CFSW is coming! CFSW is coming!
The first time I ever attended a slam was at the first Canadian Festival of Spoken Word, which was held here in Ottawa at Library and Archives Canada. I've written about the experience before - I'd never seen or heard anything like it. The energy level was amazing - in fact, after one session I remember walking out of the theatre slightly stunned, getting myself home and then just heading to my room to lie down on my bed, feeling like I'd just run a marathon.
It was the idea of people jumping to their feet screaming like rock concert fans, for poetry, that really grabbed me. There was one moment when the judges apparently didn't love someone's piece as much as the audience did, and there was an eruption of 'boo's' for the judges, and then I vividly recall the standing ovation in defiance of the points awarded, where the whole audience clapped and cheered and turned to face the poet as he went back to his seat in the auditorium, and had to be quieted down eventually by the host.
After that, I started seeing Capital Slam ramping up in Ottawa, and slams jumped up all over the country, and a spoken word scene developed, particularly here, that was tight-knit, passionate, and thriving.

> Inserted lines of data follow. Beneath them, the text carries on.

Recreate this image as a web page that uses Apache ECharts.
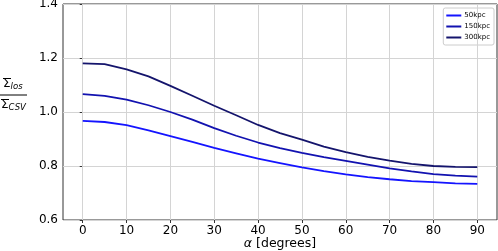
<!DOCTYPE html>
<html>
<head>
<meta charset="utf-8">
<script src="https://cdn.jsdelivr.net/npm/echarts@6/dist/echarts.min.js"></script>
<style>
  html, body { margin: 0; padding: 0; background: #fff; }
  #chart { width: 498px; height: 251px; }
</style>
</head>
<body>
<div id="chart"></div>
<script>
// viewing angle in degrees
const angles = [0, 5, 10, 15, 20, 25, 30, 35, 40, 45, 50, 55, 60, 65, 70, 75, 80, 85, 90];
const kpc50 = [0.967, 0.963, 0.951, 0.932, 0.911, 0.889, 0.867, 0.847, 0.827, 0.811, 0.795, 0.781, 0.769, 0.759, 0.751, 0.744, 0.740, 0.736, 0.734];
const kpc150 = [1.066, 1.060, 1.046, 1.025, 1.000, 0.972, 0.940, 0.912, 0.887, 0.866, 0.849, 0.833, 0.819, 0.805, 0.791, 0.780, 0.770, 0.764, 0.761];
const kpc300 = [1.180, 1.177, 1.158, 1.132, 1.097, 1.060, 1.023, 0.988, 0.952, 0.922, 0.898, 0.872, 0.851, 0.834, 0.820, 0.808, 0.800, 0.797, 0.796];
const xTicks = [0, 10, 20, 30, 40, 50, 60, 70, 80, 90];

const font = 'DejaVu Sans';
const chart = echarts.init(document.getElementById('chart'));

const pairs = (ys) => angles.map((a, i) => [a, ys[i]]);

const lineSeries = (name, ys, color) => ({
  name: name,
  type: 'line',
  data: pairs(ys),
  showSymbol: false,
  symbol: 'none',
  smooth: false,
  lineStyle: { color: color, width: 1.8 },
  itemStyle: { color: color },
  z: 5
});

// little fraction label on the left: Σlos over ΣCSV, both with a bar on top
const sigmaRich = {
  s: { fontFamily: font, fontSize: 12, fill: '#000' },
  b: { fontFamily: font, fontSize: 8.5, fontStyle: 'italic', fill: '#000', padding: [6, 0, 0, 0] }
};

const option = {
  animation: false,
  grid: {
    left: 63, right: 1, top: 4, bottom: 31,
    containLabel: false,
    outerBoundsMode: 'none',
    show: true, borderColor: '#333', borderWidth: 1
  },
  legend: {
    right: 4, top: 8,
    orient: 'vertical',
    icon: 'rect',
    itemWidth: 15, itemHeight: 2,
    itemGap: 4,
    padding: [4, 4, 4, 3],
    borderColor: '#ccc', borderWidth: 1, borderRadius: 2,
    backgroundColor: '#fff',
    textStyle: { fontFamily: font, fontSize: 7, color: '#000', padding: [0, 0, 0, -2] },
    data: ['50kpc', '150kpc', '300kpc']
  },
  xAxis: {
    type: 'value',
    min: -4.5, max: 94.5,
    name: '{a|α} [degrees]',
    nameLocation: 'middle',
    nameGap: 17,
    nameMoveOverlap: false,
    nameTextStyle: {
      fontFamily: font, fontSize: 12.5, color: '#000',
      rich: { a: { fontFamily: font, fontSize: 12.5, fontStyle: 'italic', color: '#000' } }
    },
    axisLine: { show: false },
    axisTick: { show: true, length: 3, customValues: xTicks, lineStyle: { color: '#333' } },
    axisLabel: { customValues: xTicks, margin: 5, fontFamily: font, fontSize: 12, color: '#000' },
    splitLine: { show: false }
  },
  yAxis: {
    type: 'value',
    min: 0.6, max: 1.4, interval: 0.2,
    axisLine: { show: false },
    axisTick: { show: true, length: 3, lineStyle: { color: '#333' } },
    axisLabel: {
      margin: 5, fontFamily: font, fontSize: 12, color: '#000',
      formatter: (v) => v.toFixed(1)
    },
    splitLine: { show: true, lineStyle: { color: '#d4d4d4', width: 1 } }
  },
  graphic: [
    { type: 'text', left: 3, top: 78, style: { text: '{s|Σ}{b|los}', rich: sigmaRich } },
    { type: 'line', shape: { x1: 3, y1: 78.5, x2: 11, y2: 78.5 }, style: { stroke: '#000', lineWidth: 1 } },
    { type: 'line', shape: { x1: 0, y1: 95, x2: 27, y2: 95 }, style: { stroke: '#000', lineWidth: 1 } },
    { type: 'text', left: 1, top: 99, style: { text: '{s|Σ}{b|CSV}', rich: sigmaRich } },
    { type: 'line', shape: { x1: 1, y1: 99.5, x2: 9, y2: 99.5 }, style: { stroke: '#000', lineWidth: 1 } }
  ],
  series: [
    {
      name: 'grid-x',
      type: 'line',
      data: [],
      silent: true,
      z: 1,
      markLine: {
        silent: true,
        symbol: 'none',
        label: { show: false },
        lineStyle: { color: '#d4d4d4', width: 1, type: 'solid' },
        data: xTicks.map((v) => ({ xAxis: v }))
      }
    },
    lineSeries('50kpc', kpc50, '#1414ff'),
    lineSeries('150kpc', kpc150, '#1212b0'),
    lineSeries('300kpc', kpc300, '#14146c')
  ]
};

chart.setOption(option);
</script>
</body>
</html>
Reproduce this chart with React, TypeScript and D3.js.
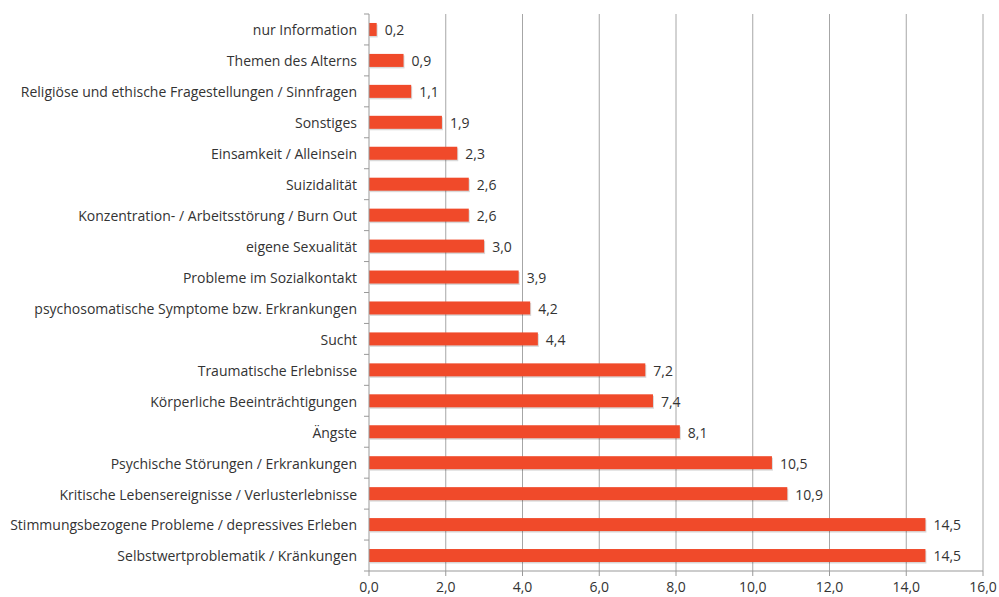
import { useEffect, useRef } from 'react';
import * as d3 from 'd3';

const categories = [
  'nur Information',
  'Themen des Alterns',
  'Religiöse und ethische Fragestellungen / Sinnfragen',
  'Sonstiges',
  'Einsamkeit / Alleinsein',
  'Suizidalität',
  'Konzentration- / Arbeitsstörung / Burn Out',
  'eigene Sexualität',
  'Probleme im Sozialkontakt',
  'psychosomatische Symptome bzw. Erkrankungen',
  'Sucht',
  'Traumatische Erlebnisse',
  'Körperliche Beeinträchtigungen',
  'Ängste',
  'Psychische Störungen / Erkrankungen',
  'Kritische Lebensereignisse / Verlusterlebnisse',
  'Stimmungsbezogene Probleme / depressives Erleben',
  'Selbstwertproblematik / Kränkungen',
];
const values = [0.2, 0.9, 1.1, 1.9, 2.3, 2.6, 2.6, 3.0, 3.9, 4.2, 4.4, 7.2, 7.4, 8.1, 10.5, 10.9, 14.5, 14.5];
const xTicks = [0, 2, 4, 6, 8, 10, 12, 14, 16];

const fmt = (v: number) => v.toFixed(1).replace('.', ',');

export default function App() {
  const svgRef = useRef<SVGSVGElement>(null);

  useEffect(() => {
    const svg = d3.select(svgRef.current);
    svg.selectAll('*').remove();

    const width = 999;
    const height = 597;
    const margin = { top: 14, right: 16, bottom: 26, left: 369 };
    const innerW = width - margin.left - margin.right;
    const innerH = height - margin.top - margin.bottom;
    const font = '"Open Sans", "Noto Sans", sans-serif';
    const fs = 14;

    const x = d3.scaleLinear().domain([0, 16]).range([0, innerW]);
    const y = d3.scaleBand().domain(categories).range([0, innerH]).paddingInner(0.58).paddingOuter(0.29);

    const g = svg.append('g').attr('transform', `translate(${margin.left},${margin.top})`);

    // gridlines
    g.selectAll('.grid')
      .data(xTicks.filter(t => t > 0))
      .enter()
      .append('line')
      .attr('x1', d => x(d))
      .attr('x2', d => x(d))
      .attr('y1', 0)
      .attr('y2', innerH)
      .attr('stroke', '#a6a6a6')
      .attr('stroke-width', 1);

    // bar shadows
    g.selectAll('.shadow')
      .data(values)
      .enter()
      .append('rect')
      .attr('x', 1)
      .attr('y', (d, i) => y(categories[i])! + 1.5)
      .attr('width', d => x(d))
      .attr('height', y.bandwidth())
      .attr('fill', '#000')
      .attr('opacity', 0.15);

    // bars
    g.selectAll('.bar')
      .data(values)
      .enter()
      .append('rect')
      .attr('x', 0)
      .attr('y', (d, i) => y(categories[i])!)
      .attr('width', d => x(d))
      .attr('height', y.bandwidth())
      .attr('fill', '#f04a2a');

    // value labels
    g.selectAll('.val')
      .data(values)
      .enter()
      .append('text')
      .attr('x', d => x(d) + 8)
      .attr('y', (d, i) => y(categories[i])! + y.bandwidth() / 2 + 1)
      .attr('dy', '0.35em')
      .attr('font-family', font)
      .attr('font-size', fs)
      .attr('fill', '#333')
      .text(d => fmt(d));

    // left axis
    const step = innerH / categories.length;
    g.append('line')
      .attr('x1', 0).attr('x2', 0).attr('y1', 0).attr('y2', innerH)
      .attr('stroke', '#999');
    g.selectAll('.ltick')
      .data(d3.range(categories.length + 1))
      .enter()
      .append('line')
      .attr('x1', -5).attr('x2', 0)
      .attr('y1', d => d * step).attr('y2', d => d * step)
      .attr('stroke', '#999');
    g.selectAll('.cat')
      .data(categories)
      .enter()
      .append('text')
      .attr('x', -12)
      .attr('y', d => y(d)! + y.bandwidth() / 2 + 1)
      .attr('dy', '0.35em')
      .attr('text-anchor', 'end')
      .attr('font-family', font)
      .attr('font-size', fs)
      .attr('fill', '#333')
      .text(d => d);

    // bottom axis
    g.append('line')
      .attr('x1', 0).attr('x2', innerW).attr('y1', innerH).attr('y2', innerH)
      .attr('stroke', '#999');
    g.selectAll('.btick')
      .data(xTicks)
      .enter()
      .append('line')
      .attr('x1', d => x(d)).attr('x2', d => x(d))
      .attr('y1', innerH).attr('y2', innerH + 5)
      .attr('stroke', '#999');
    g.selectAll('.xlab')
      .data(xTicks)
      .enter()
      .append('text')
      .attr('x', d => x(d))
      .attr('y', innerH + 21)
      .attr('text-anchor', 'middle')
      .attr('font-family', font)
      .attr('font-size', fs)
      .attr('fill', '#333')
      .text(d => fmt(d));
  }, []);

  return (
    <div style={{ position: 'absolute', left: 0, top: 0, width: 999, height: 597, background: '#fff' }}>
      <svg ref={svgRef} width={999} height={597} />
    </div>
  );
}
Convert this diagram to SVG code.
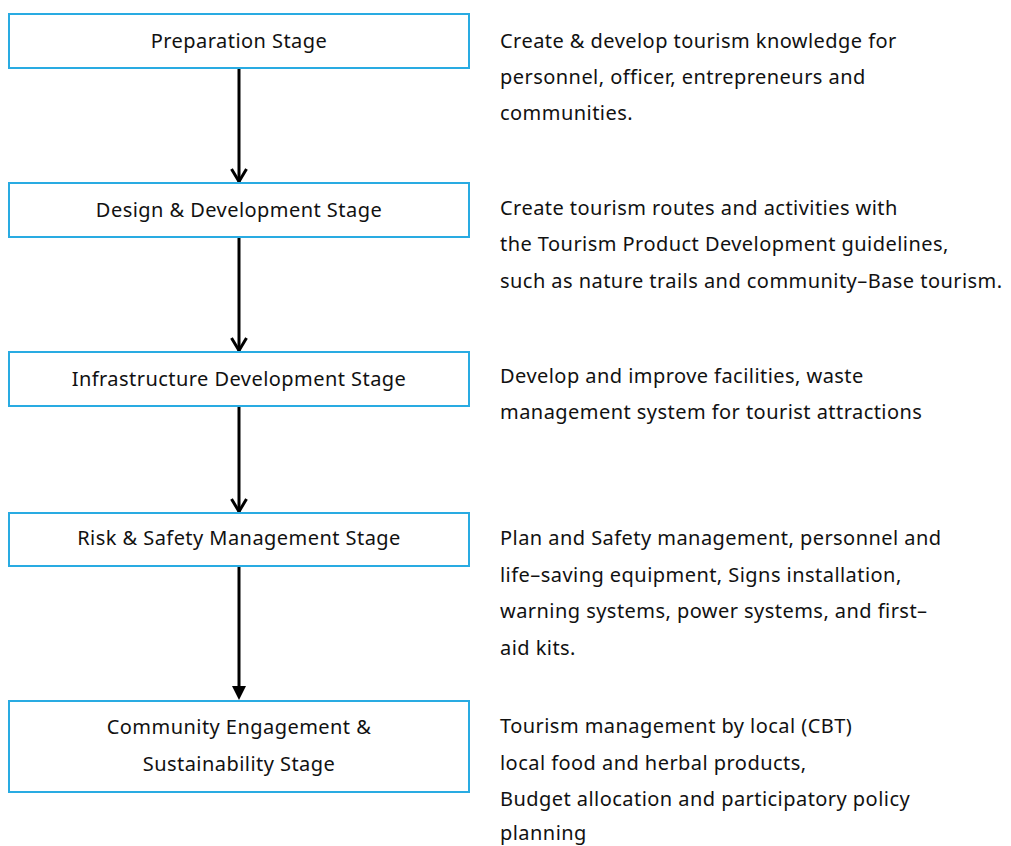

But it wasn't just Ottawa, it was thriving all over the country. CBC started their Poetry Face-Off contest. From Vancouver to Halifax, poets started popping out of the woodwork. And climbing into vans to drive to each other's cities to perform and crash on other poets' couches. And organizing event after event. I kept thinking that eventually a critical mass would be reached, and we'd reach what the market in Ottawa could bear for competitive spoken word. But it didn't seem to be happening. Then other slams and slam-style performance series started appearing. The Onenesss Poetry Showcase at the East African Restaurant. Urban Legends at Carleton University. Bill Brown's 1-2-3 Slam. Voices of Venus, the women's spoken word series. OutSpoken featured queer spoken word during Pride Week. Lanark Country got a slam series after the inimitable Danielle Grégoire moved to Almonte and started a writing workshop. There are spoken word workshops happening all over, particularly the ongoing Ingredients workshop at Umi Cafe. And Ottawa's slam team took home the gold at the last CFSW, and one of its members, Ian Keteku, recently became the World Spoken Word Champion in Paris.
Oh, yeah, and the Canadian Olympic Committee decided to feature Vancouver poet Shane Koyczan in the Opening Ceremonies this winter. So, a spoken word poet made up part of an international showcase of Canada.
So now CFSW is coming back to Ottawa from October 12-16 (it moves locations from city to city across the country) with all the momentum it's built up, and bringing with it a nation-wide community of people who generally all know, respect, admire and learn from each other. If you haven't heard spoken word before, this would be the place to do it: the best in the country, giving it their best, and an audience that is beyond excited about being there.